Ministers mull regulation reform bill
One way to get an AI Growth Lab
Good morning, I'm typing/people watching in the sunshine of a Covent Garden pub. It was idyllic until a French school trip arrived.
Happening Today 🗓️
In Isambard's footsteps: AI minister Kanishka Narayan opens the Isambard Summit in Bristol this morning, a two-day event exploring research made possible by the UK's most powerful supercomputer. He'll position Isambard-AI in the legacy of the industrial revolution, describing it as "national economic infrastructure, built to turn capacity into impact".
What ya been doing? Google, TikTok, X and Meta execs will be quizzed by MPs at 9:30am about how they've responded to misinfo and harmful algorithms since the 2024 Southport Riots. The Science, Innovation and Technology Committee will be asking about their progress since they last appeared before the committee in spring 2025. Giving evidence are Wifredo Fernández, from X , Alistair Law, from TikTok , Meta's Rebecca Stimson and Google's Zoe Darme.
News In Brief 🩳
Nice: AI data firm Encord has opened a new London HQ, hailing the city as "one of the best places in the world to build an AI company".
Over-reliant? Moi. Prime minister Keir Starmer said the UK was not too dependent on US tech in an exchange with Science, Innovation and Technology chair Chi Onwurah yesterday. He pushed back against Onwurah saying the country was "dangerously over-reliant" on companies like Palantir in defence, and now finance, as well as AWS and Microsoft in cloud. Speaking to the Liaison Committee, he did, however, say the UK needed more "domestic capability", especially in drone production.
Or else: Tech secretary Liz Kendall has written to tech platforms telling them to "make your platforms safer for women and girls" by putting in place Ofcom guidance by the year end.
AI abuse: AI-generated images of child abuse have reached record levels, the Internet Watch Foundation finds in a report out this morning. The UK-based watchdog identified over 8,000 images and videos last year.
The case for open: A report from Public First and Meta wants the government to create a £100m Open Source AI Sovereignty Fund for SME adoption. Their research claims three-quarters of British businesses would adopt open-source AI tools, but only a third have so far.
We're doing great: The government reckons it has either delivered or is on track to deliver all the commitments in its Digital Inclusion Plan, in an update published this morning.
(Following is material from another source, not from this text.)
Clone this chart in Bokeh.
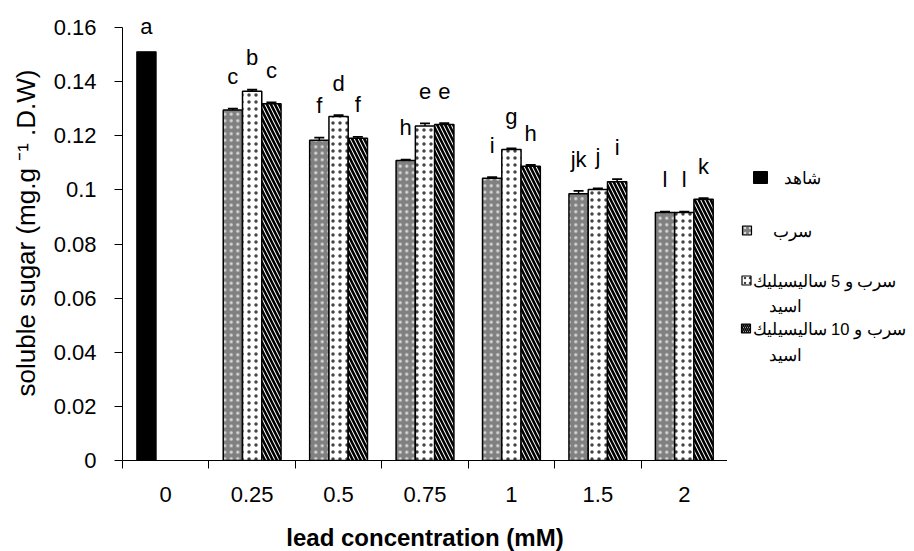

Annual plans: The Competition and Markets Authority yesterday published its full annual plan for 2026/27 pledging a "UK regulatory landscape that attracts investment and instils business confidence".
Ministers mull regulation reform bill
The business department is looking at how to get regulatory reforms through Parliament, including new legislation needed for AI Growth Labs, ahead of May's King's Speech.
Opportunity in disaster: The King's Speech, where the government marks the start of a new parliamentary session by outlining its legislative agenda, is due the week after elections that polls show will be terrible for Labour. The May 7 results could spark a leadership challenge, but the King's Speech is also being viewed as another reset moment by No.10.
We're gonna need a better name: One option which has been looked at by the Department for Business and Trade is a regulatory reform bill, according to five industry figures, although all said details were sparse.
We'll do something: It would include giving ministers the power to lift regulations to create AI Growth Labs — testbeds for AI experimentation where usual rules won't apply. Chancellor Rachel Reeves said last week that the business department was working on legislation to make that happen, but didn't confirm the timing or the method.
Package it up: Ministers don't want to introduce AI Growth Labs through a standalone AI Bill and there are other areas of regulatory reform the government needs primary legislation for. They include an overhaul of nuclear rules to carry out the recommendations of the Fingleton Review.
What else could be in it? The business secretary Peter Kyle has also said he will strengthen the "Growth Duty" on regulators which would need legislation. At the moment regulators must have "regard" to growth when making decisions, rather than explicitly promote it.
Yes, it is a priority: Kyle's department has a target to reduce regulatory admin on businesses by a quarter by the end of this Parliament. It published a Regulatory Action Plan last March and in an October update said: "Where reforms... require primary legislation, we will prioritise these reforms and ensure that these are at the forefront of planning for future primary legislation through the rest of this Parliament."
We'd rather not: Whatever it decides, a regulation bill will be hard to keep narrow, which is why the government is trying to move without primary legislation wherever it can. But that will only get it so far.